» **Problem to work on**
Identify the lines that contain the word "matplotlib" and copy each one.

» **Recorded data**
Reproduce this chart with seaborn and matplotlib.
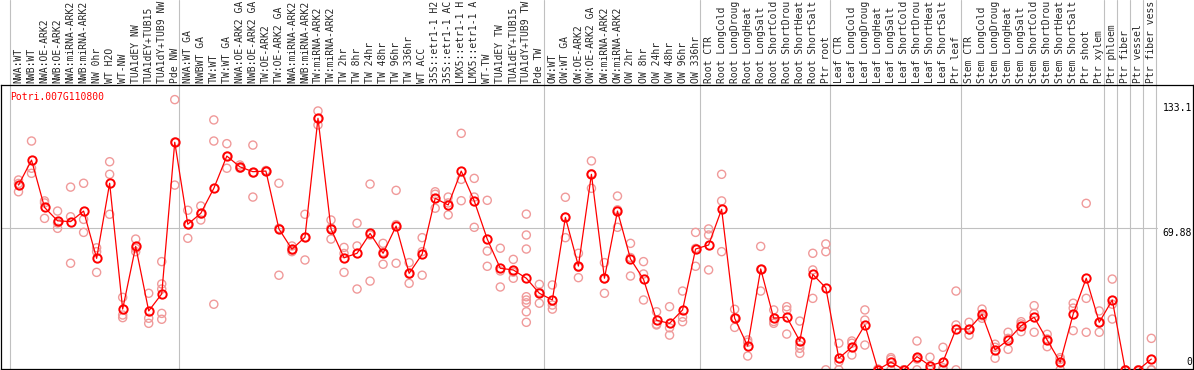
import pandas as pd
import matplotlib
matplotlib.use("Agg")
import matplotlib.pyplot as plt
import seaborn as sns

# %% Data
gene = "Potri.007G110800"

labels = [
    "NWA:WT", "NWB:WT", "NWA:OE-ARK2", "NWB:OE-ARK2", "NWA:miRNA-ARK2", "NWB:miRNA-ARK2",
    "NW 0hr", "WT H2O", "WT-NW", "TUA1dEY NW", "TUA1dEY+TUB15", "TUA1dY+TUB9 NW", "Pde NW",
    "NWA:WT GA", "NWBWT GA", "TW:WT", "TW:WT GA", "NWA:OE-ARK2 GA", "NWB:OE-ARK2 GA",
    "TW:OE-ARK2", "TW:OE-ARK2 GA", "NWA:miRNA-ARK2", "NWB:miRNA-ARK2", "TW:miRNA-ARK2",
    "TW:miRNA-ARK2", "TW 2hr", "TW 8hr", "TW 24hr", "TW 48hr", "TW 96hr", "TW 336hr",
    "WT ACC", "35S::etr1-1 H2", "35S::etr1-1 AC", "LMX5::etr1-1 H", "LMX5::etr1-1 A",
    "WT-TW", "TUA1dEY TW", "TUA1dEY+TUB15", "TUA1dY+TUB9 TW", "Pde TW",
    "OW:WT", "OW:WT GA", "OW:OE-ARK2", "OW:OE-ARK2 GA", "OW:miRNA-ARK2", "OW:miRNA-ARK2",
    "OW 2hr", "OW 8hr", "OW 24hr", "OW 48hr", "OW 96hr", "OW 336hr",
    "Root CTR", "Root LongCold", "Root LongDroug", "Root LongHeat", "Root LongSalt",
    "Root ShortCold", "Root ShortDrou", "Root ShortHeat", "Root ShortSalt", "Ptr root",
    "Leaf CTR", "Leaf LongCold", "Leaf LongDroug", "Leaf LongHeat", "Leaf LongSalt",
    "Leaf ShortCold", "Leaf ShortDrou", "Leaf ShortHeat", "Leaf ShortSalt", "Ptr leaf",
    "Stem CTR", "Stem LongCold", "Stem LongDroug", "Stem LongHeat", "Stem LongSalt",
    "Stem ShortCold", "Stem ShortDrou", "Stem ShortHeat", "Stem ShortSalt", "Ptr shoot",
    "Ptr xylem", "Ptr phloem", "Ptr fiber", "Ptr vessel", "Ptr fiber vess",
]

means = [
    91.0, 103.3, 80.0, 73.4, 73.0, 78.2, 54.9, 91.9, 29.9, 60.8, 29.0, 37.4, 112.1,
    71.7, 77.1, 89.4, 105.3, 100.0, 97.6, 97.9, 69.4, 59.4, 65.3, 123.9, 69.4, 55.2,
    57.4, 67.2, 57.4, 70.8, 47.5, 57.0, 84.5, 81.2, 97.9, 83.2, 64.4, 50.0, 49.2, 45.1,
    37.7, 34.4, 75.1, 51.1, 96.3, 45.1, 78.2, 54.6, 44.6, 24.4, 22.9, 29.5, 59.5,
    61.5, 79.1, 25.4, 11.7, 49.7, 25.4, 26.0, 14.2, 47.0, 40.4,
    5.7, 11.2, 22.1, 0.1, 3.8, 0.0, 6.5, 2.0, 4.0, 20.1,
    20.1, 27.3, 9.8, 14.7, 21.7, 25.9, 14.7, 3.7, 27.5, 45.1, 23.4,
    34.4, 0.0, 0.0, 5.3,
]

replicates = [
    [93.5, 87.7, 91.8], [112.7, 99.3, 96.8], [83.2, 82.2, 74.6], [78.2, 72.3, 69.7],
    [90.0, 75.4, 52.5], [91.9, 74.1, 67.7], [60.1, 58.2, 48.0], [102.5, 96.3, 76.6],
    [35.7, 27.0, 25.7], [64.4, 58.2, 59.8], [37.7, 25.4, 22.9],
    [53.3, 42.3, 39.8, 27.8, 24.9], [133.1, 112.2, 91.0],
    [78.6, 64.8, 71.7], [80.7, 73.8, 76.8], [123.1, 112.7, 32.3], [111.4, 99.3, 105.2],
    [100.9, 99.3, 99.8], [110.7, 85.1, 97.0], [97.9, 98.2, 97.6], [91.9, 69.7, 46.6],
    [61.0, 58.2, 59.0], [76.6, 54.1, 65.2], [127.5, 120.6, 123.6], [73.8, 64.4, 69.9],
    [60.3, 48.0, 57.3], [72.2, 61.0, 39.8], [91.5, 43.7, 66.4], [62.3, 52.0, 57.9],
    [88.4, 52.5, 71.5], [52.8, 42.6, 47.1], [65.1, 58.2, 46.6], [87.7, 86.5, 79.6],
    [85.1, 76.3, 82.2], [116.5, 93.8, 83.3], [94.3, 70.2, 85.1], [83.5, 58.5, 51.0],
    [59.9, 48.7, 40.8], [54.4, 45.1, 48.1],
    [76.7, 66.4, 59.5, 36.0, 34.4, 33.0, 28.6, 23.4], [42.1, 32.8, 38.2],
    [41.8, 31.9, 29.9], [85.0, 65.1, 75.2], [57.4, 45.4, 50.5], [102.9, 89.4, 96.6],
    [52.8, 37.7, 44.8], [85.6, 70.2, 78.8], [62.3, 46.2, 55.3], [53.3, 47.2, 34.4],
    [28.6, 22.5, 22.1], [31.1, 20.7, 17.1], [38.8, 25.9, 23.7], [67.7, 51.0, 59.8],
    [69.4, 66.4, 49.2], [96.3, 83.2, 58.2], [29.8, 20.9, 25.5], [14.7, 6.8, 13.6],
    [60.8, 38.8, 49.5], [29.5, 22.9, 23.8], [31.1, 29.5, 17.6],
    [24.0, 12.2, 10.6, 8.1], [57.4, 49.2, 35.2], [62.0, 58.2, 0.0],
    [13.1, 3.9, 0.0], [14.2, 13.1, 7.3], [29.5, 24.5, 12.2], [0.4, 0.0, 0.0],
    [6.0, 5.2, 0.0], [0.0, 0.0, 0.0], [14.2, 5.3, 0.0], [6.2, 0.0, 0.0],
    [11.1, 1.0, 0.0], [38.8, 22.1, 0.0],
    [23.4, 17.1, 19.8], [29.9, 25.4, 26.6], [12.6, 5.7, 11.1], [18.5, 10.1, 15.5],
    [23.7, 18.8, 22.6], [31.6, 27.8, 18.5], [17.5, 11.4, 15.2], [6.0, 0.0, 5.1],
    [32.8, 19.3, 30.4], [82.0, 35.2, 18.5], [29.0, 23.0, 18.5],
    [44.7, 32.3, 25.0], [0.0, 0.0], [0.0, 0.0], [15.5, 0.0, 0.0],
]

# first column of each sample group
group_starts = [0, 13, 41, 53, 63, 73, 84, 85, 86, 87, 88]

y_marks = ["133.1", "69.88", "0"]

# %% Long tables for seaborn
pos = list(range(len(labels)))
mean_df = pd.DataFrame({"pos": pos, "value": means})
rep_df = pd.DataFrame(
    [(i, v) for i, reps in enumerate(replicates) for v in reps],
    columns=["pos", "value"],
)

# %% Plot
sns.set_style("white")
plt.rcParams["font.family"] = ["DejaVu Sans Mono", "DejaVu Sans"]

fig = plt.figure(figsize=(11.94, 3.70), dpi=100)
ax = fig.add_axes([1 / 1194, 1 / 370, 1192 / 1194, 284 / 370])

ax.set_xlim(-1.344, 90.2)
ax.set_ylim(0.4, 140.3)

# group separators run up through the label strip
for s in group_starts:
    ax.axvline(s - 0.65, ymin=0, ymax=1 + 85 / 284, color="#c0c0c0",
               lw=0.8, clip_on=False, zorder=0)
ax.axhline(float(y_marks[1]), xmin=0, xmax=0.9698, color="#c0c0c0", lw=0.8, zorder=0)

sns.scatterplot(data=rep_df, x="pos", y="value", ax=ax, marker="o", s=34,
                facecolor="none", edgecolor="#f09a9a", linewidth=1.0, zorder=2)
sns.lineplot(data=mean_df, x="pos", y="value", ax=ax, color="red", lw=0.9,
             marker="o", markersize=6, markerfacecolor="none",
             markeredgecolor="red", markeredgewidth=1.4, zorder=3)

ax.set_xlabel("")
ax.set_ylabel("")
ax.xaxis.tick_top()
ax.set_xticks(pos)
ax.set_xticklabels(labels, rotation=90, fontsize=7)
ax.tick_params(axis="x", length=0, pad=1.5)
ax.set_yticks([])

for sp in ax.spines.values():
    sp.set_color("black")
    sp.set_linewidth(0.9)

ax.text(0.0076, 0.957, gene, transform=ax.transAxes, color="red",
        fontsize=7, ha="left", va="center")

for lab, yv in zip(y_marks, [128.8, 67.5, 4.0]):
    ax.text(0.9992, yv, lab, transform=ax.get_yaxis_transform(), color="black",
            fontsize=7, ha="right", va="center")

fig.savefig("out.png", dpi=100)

» **Answer to this task**
Reproduce this chart with seaborn and matplotlib.
import matplotlib
matplotlib.use("Agg")
import matplotlib.pyplot as plt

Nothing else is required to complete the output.